__Stated goal__
Copy out the whole listing exactly as written, leaving the pictures behind.

__Source data__

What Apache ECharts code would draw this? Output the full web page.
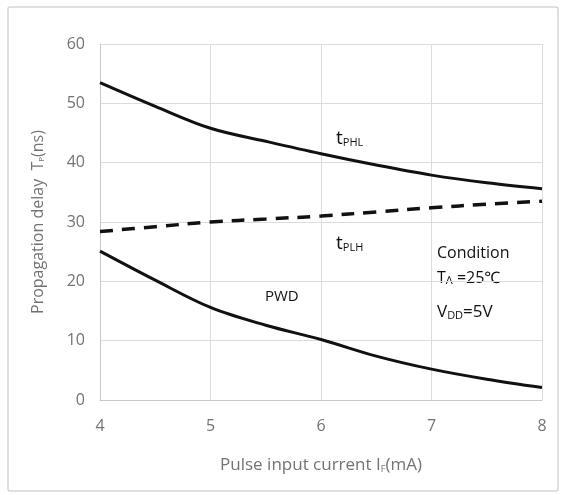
<!DOCTYPE html>
<html>
<head>
<meta charset="utf-8">
<script src="https://cdn.jsdelivr.net/npm/echarts@6/dist/echarts.min.js"></script>
<style>
html,body{margin:0;padding:0;background:#fff;}
#c{width:567px;height:495px;}
</style>
</head>
<body>
<div id="c"></div>
<script>
const xValues = [4, 4.5, 5, 5.5, 6, 6.5, 7, 7.5, 8];
const tPHL = [53.5, 49.5, 45.8, 43.6, 41.5, 39.6, 37.9, 36.6, 35.6];
const tPLH = [28.4, 29.2, 30.0, 30.5, 31.0, 31.7, 32.4, 33.0, 33.5];
const PWD = [25.1, 20.2, 15.6, 12.6, 10.2, 7.4, 5.2, 3.5, 2.1];
const xTicks = [4, 5, 6, 7, 8];
const yTicks = [0, 10, 20, 30, 40, 50, 60];

const pair = arr => xValues.map((x, i) => [x, arr[i]]);
const chart = echarts.init(document.getElementById('c'));
const FONT = '"Open Sans", "Noto Sans", sans-serif';
const gray = '#737373';
const ink = '#111';

const annot = (big, small) => ({
  t: { fontSize: big, fill: ink, fontFamily: FONT, verticalAlign: 'bottom', lineHeight: 20 },
  s: { fontSize: small, fill: ink, fontFamily: FONT, verticalAlign: 'bottom', lineHeight: 20, padding: [0, 0, 0, 0] }
});

chart.setOption({
  animation: false,
  backgroundColor: '#fff',
  grid: { left: 100, right: 25, top: 44, bottom: 95 },
  xAxis: {
    type: 'value', min: xTicks[0], max: xTicks[xTicks.length - 1], interval: 1,
    axisLine: { show: true, lineStyle: { color: '#c8c8c8', width: 1 } },
    axisTick: { show: false },
    splitLine: { show: true, lineStyle: { color: '#dcdcdc', width: 1 } },
    axisLabel: { color: gray, fontSize: 16, fontFamily: FONT, margin: 18 },
    name: 'Pulse input current I{s|F}(mA)',
    nameLocation: 'middle', nameGap: 57,
    nameTextStyle: {
      color: gray, fontSize: 17, fontFamily: FONT,
      rich: { s: { fontSize: 9, color: gray, fontFamily: FONT, padding: [8, 0, 0, 0] } }
    }
  },
  yAxis: {
    type: 'value', min: yTicks[0], max: yTicks[yTicks.length - 1], interval: 10,
    axisLine: { show: true, lineStyle: { color: '#c8c8c8', width: 1 } },
    axisTick: { show: false },
    splitLine: { show: true, lineStyle: { color: '#dcdcdc', width: 1 } },
    axisLabel: { color: gray, fontSize: 16, fontFamily: FONT, margin: 15 },
    name: 'Propagation delay  T{s|P}(ns)',
    nameLocation: 'middle', nameGap: 54, nameRotate: 90,
    nameTextStyle: {
      color: gray, fontSize: 16, fontFamily: FONT,
      rich: { s: { fontSize: 8, color: gray, fontFamily: FONT, padding: [8, 0, 0, 0] } }
    }
  },
  series: [
    { name: 'tPHL', type: 'line', data: pair(tPHL), smooth: 0.35, symbol: 'none',
      lineStyle: { color: ink, width: 3 } },
    { name: 'tPLH', type: 'line', data: pair(tPLH), smooth: 0.35, symbol: 'none',
      lineStyle: { color: ink, width: 3.5, type: [13, 9] } },
    { name: 'PWD', type: 'line', data: pair(PWD), smooth: 0.35, symbol: 'none',
      lineStyle: { color: ink, width: 3 } }
  ],
  graphic: [
    { type: 'rect', shape: { x: 8, y: 7, width: 550, height: 484, r: 2 }, z: -1,
      style: { fill: 'none', stroke: '#d6d6d6', lineWidth: 1.5 } },
    { type: 'text', left: 336, top: 129,
      style: { text: '{t|t}{s|PHL}', rich: annot(19, 11) } },
    { type: 'text', left: 336, top: 234,
      style: { text: '{t|t}{s|PLH}', rich: annot(19, 11) } },
    { type: 'text', left: 265, top: 289,
      style: { text: 'PWD', fontSize: 15, fill: ink, fontFamily: FONT } },
    { type: 'text', left: 437, top: 245,
      style: { text: 'Condition', fontSize: 16, fill: ink, fontFamily: FONT } },
    { type: 'text', left: 437, top: 270,
      style: { text: '{t|T}{s|A}{t| =25\u2103}', rich: annot(16, 11) } },
    { type: 'text', left: 437, top: 304,
      style: { text: '{t|V}{s|DD}{t|=5V}', rich: annot(17, 11) } }
  ]
});
</script>
</body>
</html>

__Task response__
What Apache ECharts code would draw this? Output the full web page.
<!DOCTYPE html>
<html>
<head>
<meta charset="utf-8">
<script src="https://cdn.jsdelivr.net/npm/echarts@6/dist/echarts.min.js"></script>
<style>
html,body{margin:0;padding:0;background:#fff;}
#c{width:567px;height:495px;}
</style>
</head>
<body>
<div id="c"></div>
<script>
const xValues = [4, 4.5, 5, 5.5, 6, 6.5, 7, 7.5, 8];
const tPHL = [53.5, 49.5, 45.8, 43.6, 41.5, 39.6, 37.9, 36.6, 35.6];
const tPLH = [28.4, 29.2, 30.0, 30.5, 31.0, 31.7, 32.4, 33.0, 33.5];
const PWD = [25.1, 20.2, 15.6, 12.6, 10.2, 7.4, 5.2, 3.5, 2.1];
const xTicks = [4, 5, 6, 7, 8];
const yTicks = [0, 10, 20, 30, 40, 50, 60];

const pair = arr => xValues.map((x, i) => [x, arr[i]]);
const chart = echarts.init(document.getElementById('c'));
const FONT = '"Open Sans", "Noto Sans", sans-serif';
const gray = '#737373';
const ink = '#111';

const annot = (big, small) => ({
  t: { fontSize: big, fill: ink, fontFamily: FONT, verticalAlign: 'bottom', lineHeight: 20 },
  s: { fontSize: small, fill: ink, fontFamily: FONT, verticalAlign: 'bottom', lineHeight: 20, padding: [0, 0, 0, 0] }
});

chart.setOption({
  animation: false,
  backgroundColor: '#fff',
  grid: { left: 100, right: 25, top: 44, bottom: 95 },
  xAxis: {
    type: 'value', min: xTicks[0], max: xTicks[xTicks.length - 1], interval: 1,
    axisLine: { show: true, lineStyle: { color: '#c8c8c8', width: 1 } },
    axisTick: { show: false },
    splitLine: { show: true, lineStyle: { color: '#dcdcdc', width: 1 } },
    axisLabel: { color: gray, fontSize: 16, fontFamily: FONT, margin: 18 },
    name: 'Pulse input current I{s|F}(mA)',
    nameLocation: 'middle', nameGap: 57,
    nameTextStyle: {
      color: gray, fontSize: 17, fontFamily: FONT,
      rich: { s: { fontSize: 9, color: gray, fontFamily: FONT, padding: [8, 0, 0, 0] } }
    }
  },
  yAxis: {
    type: 'value', min: yTicks[0], max: yTicks[yTicks.length - 1], interval: 10,
    axisLine: { show: true, lineStyle: { color: '#c8c8c8', width: 1 } },
    axisTick: { show: false },
    splitLine: { show: true, lineStyle: { color: '#dcdcdc', width: 1 } },
    axisLabel: { color: gray, fontSize: 16, fontFamily: FONT, margin: 15 },
    name: 'Propagation delay  T{s|P}(ns)',
    nameLocation: 'middle', nameGap: 54, nameRotate: 90,
    nameTextStyle: {
      color: gray, fontSize: 16, fontFamily: FONT,
      rich: { s: { fontSize: 8, color: gray, fontFamily: FONT, padding: [8, 0, 0, 0] } }
    }
  },
  series: [
    { name: 'tPHL', type: 'line', data: pair(tPHL), smooth: 0.35, symbol: 'none',
      lineStyle: { color: ink, width: 3 } },
    { name: 'tPLH', type: 'line', data: pair(tPLH), smooth: 0.35, symbol: 'none',
      lineStyle: { color: ink, width: 3.5, type: [13, 9] } },
    { name: 'PWD', type: 'line', data: pair(PWD), smooth: 0.35, symbol: 'none',
      lineStyle: { color: ink, width: 3 } }
  ],
  graphic: [
    { type: 'rect', shape: { x: 8, y: 7, width: 550, height: 484, r: 2 }, z: -1,
      style: { fill: 'none', stroke: '#d6d6d6', lineWidth: 1.5 } },
    { type: 'text', left: 336, top: 129,
      style: { text: '{t|t}{s|PHL}', rich: annot(19, 11) } },
    { type: 'text', left: 336, top: 234,
      style: { text: '{t|t}{s|PLH}', rich: annot(19, 11) } },
    { type: 'text', left: 265, top: 289,
      style: { text: 'PWD', fontSize: 15, fill: ink, fontFamily: FONT } },
    { type: 'text', left: 437, top: 245,
      style: { text: 'Condition', fontSize: 16, fill: ink, fontFamily: FONT } },
    { type: 'text', left: 437, top: 270,
      style: { text: '{t|T}{s|A}{t| =25\u2103}', rich: annot(16, 11) } },
    { type: 'text', left: 437, top: 304,
      style: { text: '{t|V}{s|DD}{t|=5V}', rich: annot(17, 11) } }
  ]
});
</script>
</body>
</html>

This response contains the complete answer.